(begin)
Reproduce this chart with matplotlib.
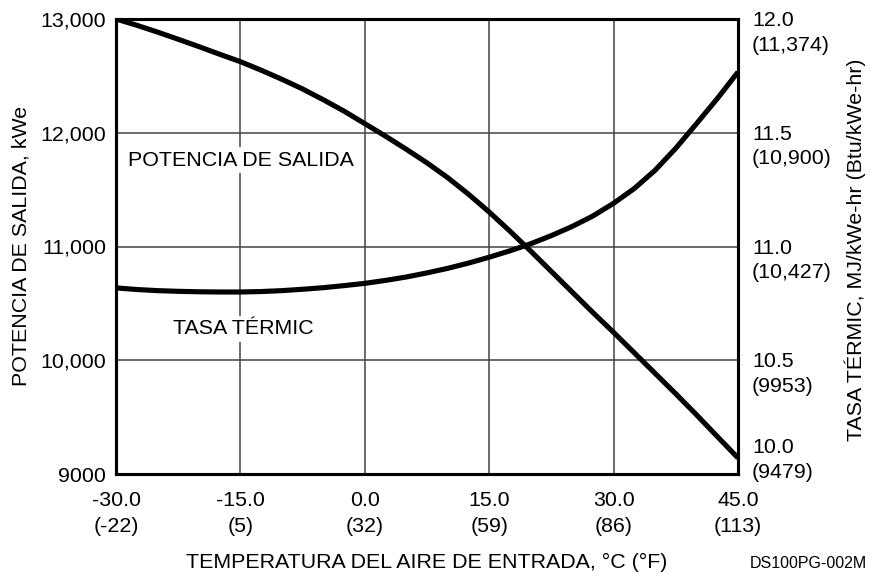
import numpy as np
import matplotlib
matplotlib.use("Agg")
import matplotlib.pyplot as plt
import matplotlib.transforms as mtransforms

plt.rcParams['font.family'] = ['Liberation Sans', 'DejaVu Sans']

# Data
temp_c = [-30.0, -27.5, -25.0, -22.5, -20.0, -17.5, -15.0, -12.5, -10.0, -7.5, -5.0, -2.5,
          0.0, 2.5, 5.0, 7.5, 10.0, 12.5, 15.0, 17.5, 20.0, 22.5, 25.0, 27.5, 30.0,
          32.5, 35.0, 37.5, 40.0, 42.5, 45.0]
power_kwe = [13000, 12945, 12885, 12822, 12757, 12690, 12625, 12550, 12470, 12385, 12290, 12190,
             12080, 11970, 11855, 11735, 11605, 11460, 11303, 11135, 10960, 10780, 10600, 10420, 10245,
             10065, 9885, 9705, 9520, 9330, 9141]
heat_rate = [10.818, 10.811, 10.806, 10.803, 10.801, 10.800, 10.800, 10.802, 10.806, 10.812, 10.819, 10.828,
             10.838, 10.851, 10.866, 10.884, 10.904, 10.927, 10.953, 10.981, 11.012, 11.048, 11.088, 11.134, 11.190,
             11.255, 11.335, 11.432, 11.540, 11.650, 11.767]

x_ticks = [-30.0, -15.0, 0.0, 15.0, 30.0, 45.0]
x_tick_labels = ["-30.0\n(-22)", "-15.0\n(5)", "0.0\n(32)", "15.0\n(59)", "30.0\n(86)", "45.0\n(113)"]
left_ticks = [9000, 10000, 11000, 12000, 13000]
left_tick_labels = ["9000", "10,000", "11,000", "12,000", "13,000"]
right_ticks = [10.0, 10.5, 11.0, 11.5, 12.0]
right_tick_labels = ["10.0\n(9479)", "10.5\n(9953)", "11.0\n(10,427)", "11.5\n(10,900)", "12.0\n(11,374)"]

FS = 15.4
W, H = 877, 573
fig = plt.figure(figsize=(W / 100, H / 100), dpi=100)
ax = fig.add_axes([116 / W, 1 - 474 / H, (738 - 116) / W, (474 - 19) / H])
ax.set_xlim(-30, 45)
ax.set_ylim(9000, 13000)
ax2 = ax.twinx()
ax2.set_ylim(10.0, 12.0)

ax.grid(True, color='#444444', linewidth=1.1)
ax.set_axisbelow(True)
ax.tick_params(axis='both', length=0)
ax.tick_params(axis='x', pad=12.5)
ax.tick_params(axis='y', pad=7)
ax2.tick_params(axis='y', length=0, pad=10)

ax.set_xticks(x_ticks)
ax.set_xticklabels(x_tick_labels, fontsize=FS, linespacing=1.45)
ax.set_yticks(left_ticks)
ax.set_yticklabels(left_tick_labels, fontsize=FS)
ax2.set_yticks(right_ticks)
ax2.set_yticklabels(right_tick_labels, fontsize=FS, linespacing=1.38)
for i, lab in enumerate(ax2.get_yticklabels()):
    up = 8 if i > 0 else 36
    lab.set_verticalalignment('top')
    lab.set_transform(lab.get_transform() +
                      mtransforms.ScaledTranslation(0, up / 100, fig.dpi_scale_trans))

for a in (ax, ax2):
    for s in a.spines.values():
        s.set_linewidth(2.2)
        s.set_color('black')

ax.plot(temp_c, power_kwe, color='black', linewidth=3.7, solid_capstyle='butt', zorder=3)
ax2.plot(temp_c, heat_rate, color='black', linewidth=3.7, solid_capstyle='butt', zorder=3)

ax.text(-28.55, 11760, "POTENCIA DE SALIDA", fontsize=FS, va='center', ha='left',
        bbox=dict(facecolor='white', edgecolor='none', pad=2.5), zorder=2)
ax.text(-23.15, 10275, "TASA TÉRMIC", fontsize=FS, va='center', ha='left',
        bbox=dict(facecolor='white', edgecolor='none', pad=2.5), zorder=2)

fig.text(21 / W, 1 - 246 / H, "POTENCIA DE SALIDA, kWe", fontsize=FS, rotation=90,
         ha='center', va='center')
fig.text(855 / W, 1 - 250 / H, "TASA TÉRMIC, MJ/kWe-hr (Btu/kWe-hr)", fontsize=FS, rotation=90,
         ha='center', va='center')
fig.text(427 / W, 1 - 562 / H, "TEMPERATURA DEL AIRE DE ENTRADA, °C (°F)", fontsize=FS,
         ha='center', va='center')
fig.text(867 / W, 1 - 563 / H, "DS100PG-002M", fontsize=11.5, ha='right', va='center')

fig.savefig("out.png", dpi=100)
(end)
> _WORK INSTRUCTIONS_:
Count each line of the data where the word "chart" appears, then reply with the total only.

> _FULL SOLUTION_:
1